The intention of a karma yogi is to enshrine sattvic karmas at the forefront of his or her life, to see that rajasic karmas are relegated to subordinate status and to eliminate tamasic karmas. Of course it is impossible to eliminate tamasic actions altogether. There are certain unavoidable situations that will cause the doer to injure his or herself or others. He or she should always strive to do sattvic karmas because they bring about maturity and spiritual growth by neutralizing the agitation that is born from the inevitable contact with unholy situations and people.
Questions
(1) Self ignorance causes the individual to chase objects which in turn causes bondage to action and an extroverted disturbed mind which prevents discrimination, separating the self from objects. What is the solution and how does it work?
(2) Why is karma yoga not ‘selfless service’ as it is generally presented to spiritual aspirants eager to work on themselves?
(3) Although karma yoga focuses the intellect and transforms negative feelings it focuses on the ego. What is the ego?
(4) Psychology focuses on unpleasant factors in the childhood which it believes is the cause of the negative feelings that create the desire to act but Vedanta has a more simple and powerful explanation. What is it?
(5) Karma yoga does not mean that the doer should not get what it wants. It does say, however, that getting what you want is not straightforward. Why is it not straightforward?
(6) If the results of your actions are not up to you, what factor is responsible for them?
(7) The field of life appears to each doer as its circumstances, basically its relationship with other conscious beings. Why is it foolish to ignore the needs of the field?
(8) What field-centered principle determines the result?
(9) What is the attitude that creates the vasanas that bind the doer to action?

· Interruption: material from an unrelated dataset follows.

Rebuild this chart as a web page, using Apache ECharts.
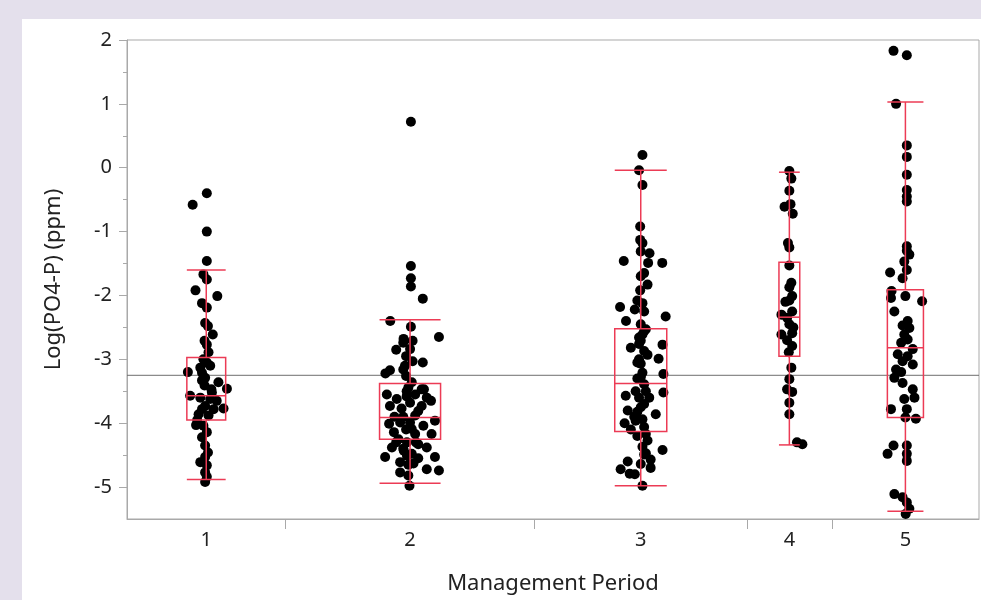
<!DOCTYPE html>
<html>
<head>
<meta charset="utf-8">
<title>Log(PO4-P) by Management Period</title>
<script src="https://cdn.jsdelivr.net/npm/echarts@6/dist/echarts.min.js"></script>
<style>
  html, body { margin: 0; padding: 0; background: #e4e0ec; }
  #Echarts { width: 981px; height: 600px; }
</style>
</head>
<body>
<div id="Echarts"></div>
<script>
// categories and group sizes (x width of each group is proportional to n)
var periods = ['1', '2', '3', '4', '5'];
var groupN = [56, 88, 75, 30, 52];

// box plot stats per group: [low whisker, Q1, median, Q3, high whisker]
var boxStats = [
    [-4.88, -3.95, -3.57, -2.97, -1.60],
    [-4.94, -4.25, -3.91, -3.38, -2.38],
    [-4.98, -4.13, -3.38, -2.52, -0.04],
    [-4.34, -2.95, -2.34, -1.48, -0.07],
    [-5.38, -3.91, -2.82, -1.91, 1.03]
];
var grandMean = -3.25;

// observed values per group
var pointValues = [
    [-0.40, -0.58, -1.00, -1.46, -1.67, -1.75, -1.92, -2.01, -2.12, -2.19, -2.43, -2.48, -2.61, -2.71,
     -2.77, -3.00, -3.05, -3.13, -3.10, -3.20, -3.21, -3.29, -3.36, -3.46, -3.41, -3.47, -3.57, -3.60,
     -3.62, -3.65, -3.77, -3.73, -3.78, -3.86, -3.88, -4.03, -4.04, -4.14, -4.22, -4.35, -4.46, -4.53,
     -4.61, -4.66, -4.77, -4.84, -4.92, -2.89, -3.33, -3.52, -3.95, -3.78],
    [0.72, -1.54, -1.73, -1.86, -2.05, -2.40, -2.49, -2.65, -2.68, -2.71, -2.85, -2.95, -3.03, -3.05,
     -3.17, -3.22, -3.26, -3.44, -3.47, -3.55, -3.65, -3.73, -3.77, -3.68, -3.81, -3.96, -4.01, -3.99,
     -3.99, -4.04, -4.14, -4.10, -4.17, -4.17, -4.25, -4.30, -4.33, -4.38, -4.43, -4.38, -4.53, -4.51,
     -4.55, -4.53, -4.61, -4.63, -4.72, -4.74, -4.77, -4.82, -4.98, -3.50, -3.36, -3.16, -3.10, -2.84,
     -2.74, -3.58, -3.73, -3.88, -3.90, -3.90, -3.62, -4.09, -4.40, -4.48, -3.55, -3.47, -3.60, -4.65,
     -4.30, -4.30],
    [0.20, -0.04, -0.27, -0.92, -1.13, -1.18, -1.31, -1.34, -1.46, -1.49, -1.49, -1.65, -1.70, -1.83,
     -1.92, -2.12, -2.18, -2.22, -2.25, -2.33, -2.40, -2.45, -2.61, -2.71, -2.82, -2.77, -2.87, -3.00,
     -2.99, -3.07, -3.21, -3.23, -3.30, -3.39, -3.52, -3.57, -3.60, -3.70, -3.80, -3.82, -3.86, -3.94,
     -4.00, -3.96, -4.10, -4.17, -4.27, -4.37, -4.42, -4.49, -4.57, -4.60, -4.64, -4.72, -4.79, -4.80,
     -4.98, -2.56, -2.76, -3.28, -3.50, -3.50, -3.75, -4.06, -4.20, -4.47, -3.05, -2.93, -2.66, -3.60,
     -3.90, -4.70, -2.53, -2.08],
    [-0.05, -0.17, -0.36, -0.61, -0.57, -0.72, -1.18, -1.25, -1.53, -1.80, -1.87, -2.01, -2.08, -2.30,
     -2.25, -2.35, -2.45, -2.61, -2.59, -2.70, -2.79, -2.89, -3.13, -3.31, -3.47, -3.51, -3.68, -3.86,
     -4.30, -4.33, -2.50, -2.10],
    [1.83, 1.76, 1.00, 0.35, 0.17, -0.11, -0.35, -0.45, -0.53, -1.23, -1.36, -1.47, -1.60, -1.64,
     -1.73, -1.30, -2.04, -2.01, -2.09, -2.25, -2.40, -2.51, -2.61, -2.74, -2.84, -2.92, -2.95, -3.03,
     -3.08, -3.16, -3.29, -3.37, -3.60, -3.62, -3.78, -3.78, -3.91, -3.93, -4.35, -4.48, -4.35, -4.48,
     -4.59, -5.11, -5.16, -5.24, -5.34, -5.42, -2.47, -2.69, -3.20, -3.47, -1.93]
];

// horizontal jitter of each point (x units, relative to group centre)
var pointJitter = [
    [0.2, -4.8, 0.2, 0.2, -1.0, 0.2, -3.8, 3.9, -1.5, 0.2, -0.4, 0.6, 2.3, -0.6,
     0.2, -1.0, 0.2, -2.1, 1.4, -6.5, -1.5, -0.4, 4.3, 7.3, -0.6, 1.8, -5.7, -2.1,
     1.4, 3.7, 6.1, -0.4, 2.6, -2.7, 0.8, -3.6, -1.0, 0.2, -1.5, -0.4, 0.6, -0.4,
     -2.1, 0.2, -0.4, 0.2, -0.4, 0.8, -1.5, 2.0, -3.2, -1.5],
    [0.3, 0.3, 0.3, 0.3, 4.5, -7.0, 0.3, 10.2, -2.3, 0.9, -4.9, -1.4, 0.9, 4.5,
     -7.1, -8.7, -1.4, -0.6, 4.9, 1.8, 7.4, -7.1, -3.0, 0.0, 2.9, 8.8, -7.4, -3.5,
     0.0, 4.7, -5.7, -1.4, 1.8, 7.6, -4.1, -1.1, 2.9, -6.4, -2.2, 5.9, -8.8, -1.1,
     2.9, 8.8, -3.5, 1.2, 5.9, 10.2, -3.5, -0.6, -0.2, -1.2, 0.6, -2.4, -1.8, 0.0,
     -2.4, -1.2, 4.1, 1.8, -2.4, -5.5, -4.7, 0.6, -2.4, 0.6, -8.2, 4.1, 5.9, -0.6,
     2.1, -4.9],
    [0.6, -0.6, 0.6, -0.2, -0.2, 0.6, 0.0, 3.1, -6.0, 2.6, 7.6, 1.2, 0.0, 2.4,
     -0.2, 0.6, -7.3, -2.1, 1.2, 8.8, -5.2, 0.0, 0.6, 0.0, -3.5, 7.7, 1.2, -0.6,
     6.3, 0.0, 0.6, 8.0, -1.2, 1.2, 8.0, -5.3, -0.6, 1.2, -4.6, -1.2, 5.3, 0.6,
     -5.7, -1.8, -3.5, 1.8, 2.4, 0.6, 7.7, 1.2, 3.5, -4.6, 0.0, -7.1, -3.9, -2.1,
     0.6, 1.2, -0.6, 0.0, 1.8, -1.8, 0.0, 1.2, -1.2, 1.8, -1.2, 2.4, -0.6, 3.0,
     -2.3, 3.5, 1.8, -1.2],
    [0.0, 0.7, 0.0, -1.7, 0.4, 1.2, -0.5, 0.0, 0.0, 0.7, 0.0, 1.0, 0.0, -2.8,
     1.0, -0.8, 0.0, -2.8, 1.0, -0.8, 1.0, -0.2, 0.7, 0.0, -0.8, 1.0, 0.0, 0.0,
     2.7, 4.6, 1.4, -1.4],
    [-4.2, 0.5, -3.3, 0.5, 0.5, 0.5, 0.5, 0.5, 0.5, 0.5, 1.4, -0.4, 0.5, -5.4,
     -1.0, 0.5, -5.1, 0.0, 5.9, -3.9, 0.8, 1.4, -0.4, -1.5, 2.6, -2.7, 0.8, -1.0,
     2.6, -3.3, -3.9, -1.0, 3.2, -0.4, -5.1, 0.5, 0.0, 3.7, -4.2, -6.3, 0.5, 0.5,
     0.5, -3.9, -1.0, 0.5, 1.4, 0.1, -1.0, 0.8, -1.5, 2.6, -4.9]
];

var yTicks = [-5, -4, -3, -2, -1, 0, 1, 2];
var yMinorTicks = [-4.5, -3.5, -2.5, -1.5, -0.5, 0.5, 1.5];

// group boundaries and centres along the x axis
var total = 0, bounds = [], centers = [];
groupN.forEach(function (n, i) {
    centers.push(total + n / 2);
    total += n;
    if (i < groupN.length - 1) bounds.push(total);
});

var scatterData = [];
pointValues.forEach(function (vals, g) {
    vals.forEach(function (v, k) {
        scatterData.push([centers[g] + pointJitter[g][k], v]);
    });
});

var boxData = boxStats.map(function (s, g) {
    return [centers[g], s[0], s[1], s[2], s[3], s[4], groupN[g] * 0.245];
});

var boxColor = '#ec3b55';
var axisGray = '#a9a9a9';
var textColor = '#222';
var font = 'Noto Sans';

var myChart = echarts.init(document.getElementById('Echarts'));

var option = {
    backgroundColor: '#e4e0ec',
    animation: false,
    graphic: [{
        type: 'rect',
        z: -10,
        silent: true,
        shape: { x: 22, y: 19, width: 959, height: 581 },
        style: { fill: '#ffffff' }
    }],
    grid: {
        left: 127, right: 2, top: 40, bottom: 80,
        show: true,
        backgroundColor: 'transparent',
        borderColor: axisGray,
        borderWidth: 1
    },
    xAxis: {
        type: 'value',
        min: 0,
        max: total,
        name: 'Management Period',
        nameLocation: 'middle',
        nameGap: 54,
        nameTextStyle: { color: textColor, fontSize: 22, fontFamily: font },
        axisLine: { show: true, onZero: false, lineStyle: { color: axisGray } },
        axisTick: { show: true, customValues: bounds, length: 10, lineStyle: { color: axisGray } },
        axisLabel: {
            customValues: centers,
            margin: 11,
            color: textColor,
            fontSize: 20,
            fontFamily: font,
            formatter: function (v) {
                for (var i = 0; i < centers.length; i++) {
                    if (Math.abs(centers[i] - v) < 0.01) return periods[i];
                }
                return '';
            }
        },
        splitLine: { show: false }
    },
    yAxis: [{
        type: 'value',
        min: -5.5,
        max: 2,
        name: 'Log(PO4-P) (ppm)',
        nameLocation: 'middle',
        nameGap: 62,
        nameTextStyle: { color: textColor, fontSize: 22, fontFamily: font },
        axisLine: { show: true, onZero: false, lineStyle: { color: axisGray } },
        axisTick: { show: true, customValues: yTicks, length: 8, lineStyle: { color: axisGray } },
        axisLabel: { customValues: yTicks, margin: 15, color: textColor, fontSize: 20, fontFamily: font },
        splitLine: { show: false }
    }, {
        type: 'value',
        min: -5.5,
        max: 2,
        position: 'left',
        axisLine: { show: false, onZero: false },
        axisTick: { show: true, customValues: yMinorTicks, length: 4, lineStyle: { color: axisGray } },
        axisLabel: { show: false },
        splitLine: { show: false }
    }],
    series: [
        {
            name: 'mean',
            type: 'line',
            data: [[0, grandMean], [total, grandMean]],
            symbol: 'none',
            lineStyle: { color: '#6e6e6e', width: 1 },
            z: 1,
            silent: true
        },
        {
            name: 'points',
            type: 'scatter',
            data: scatterData,
            symbolSize: 10,
            itemStyle: { color: '#000', opacity: 1 },
            z: 2
        },
        {
            name: 'box',
            type: 'custom',
            data: boxData,
            z: 3,
            renderItem: function (params, api) {
                var c = api.value(0);
                var hw = api.value(6) / 2;
                var lo = api.coord([c, api.value(1)]);
                var q1 = api.coord([c, api.value(2)]);
                var med = api.coord([c, api.value(3)]);
                var q3 = api.coord([c, api.value(4)]);
                var hi = api.coord([c, api.value(5)]);
                var l = api.coord([c - hw, 0])[0];
                var r = api.coord([c + hw, 0])[0];
                var st = { stroke: boxColor, lineWidth: 1.5, fill: null };
                return {
                    type: 'group',
                    children: [
                        { type: 'rect', shape: { x: l, y: q3[1], width: r - l, height: q1[1] - q3[1] }, style: st },
                        { type: 'line', shape: { x1: l, y1: med[1], x2: r, y2: med[1] }, style: st },
                        { type: 'line', shape: { x1: q3[0], y1: q3[1], x2: hi[0], y2: hi[1] }, style: st },
                        { type: 'line', shape: { x1: q1[0], y1: q1[1], x2: lo[0], y2: lo[1] }, style: st },
                        { type: 'line', shape: { x1: l, y1: hi[1], x2: r, y2: hi[1] }, style: st },
                        { type: 'line', shape: { x1: l, y1: lo[1], x2: r, y2: lo[1] }, style: st }
                    ]
                };
            }
        }
    ]
};

myChart.setOption(option);
</script>
</body>
</html>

(10) What is the basic existential fact that is the basis of the karma yoga attitude?
(11) When you are given something valuable what is the appropriate response?
(12) What can you offer the field?
(13) What is the appropriate attitude?
(14) Karma yoga is an offering of one’s actions to the field of existence in a loving devotional spirit before the action is initiated. With what attitude does the karma yogi receive the results of his actions?
(15) Does the attitude of gratitude apply to unwanted results? If so, why?
(16) My emotions are the results of my response to what happens in the karmic world. Does the karma yoga attitude apply to unwanted emotions? If so, why?
(17) Karma Yoga is right attitude plus right action. Actions are sattvic, rajasic, and tamasic. Which actions are beneficial, which are detrimental and which are neither beneficial nor detrimental?
Answers
(1) Karma Yoga. It removes the vasanas that extrovert the mind and develops vasanas that turn the mind toward the self so that inquiry can bear fruit.
(2) Because there is only one self and all actions are done for the sake of the self.
(3) The ego is the doer/enjoyer entity, the part of the self that owns action and is focused on getting what it wants.
(4) The ego is not getting what it wants in the present. This creates anxiety, anger, depression and other negative emotional states of mind.
(5) The results of your actions are not up to you.
(6) The field of action.
(7) The needs of the field.
(8) Because everything I want comes from the field. If everything came from me I would have everything I want.
(9) I want. I don’t want. My fears and desires.
(10) Life is beautiful and is very valuable gift. I do not want to leave this life.
(11) Give something in return.
(12) My actions.
(13) Gratitude and love.
(14) An attitude of gratitude.
(15) Yes. Because the karma yogi wants to eliminate his likes and dislikes, not to get a particular result from the world.
(16) Yes. Because I can as easily develop a like or a dislike, a vasana, toward a feeling as I can toward an event in the world.
(17) Sattvic actions are beneficial. Rajasic actions are neither beneficial nor detrimental and tamasic actions are detrimental.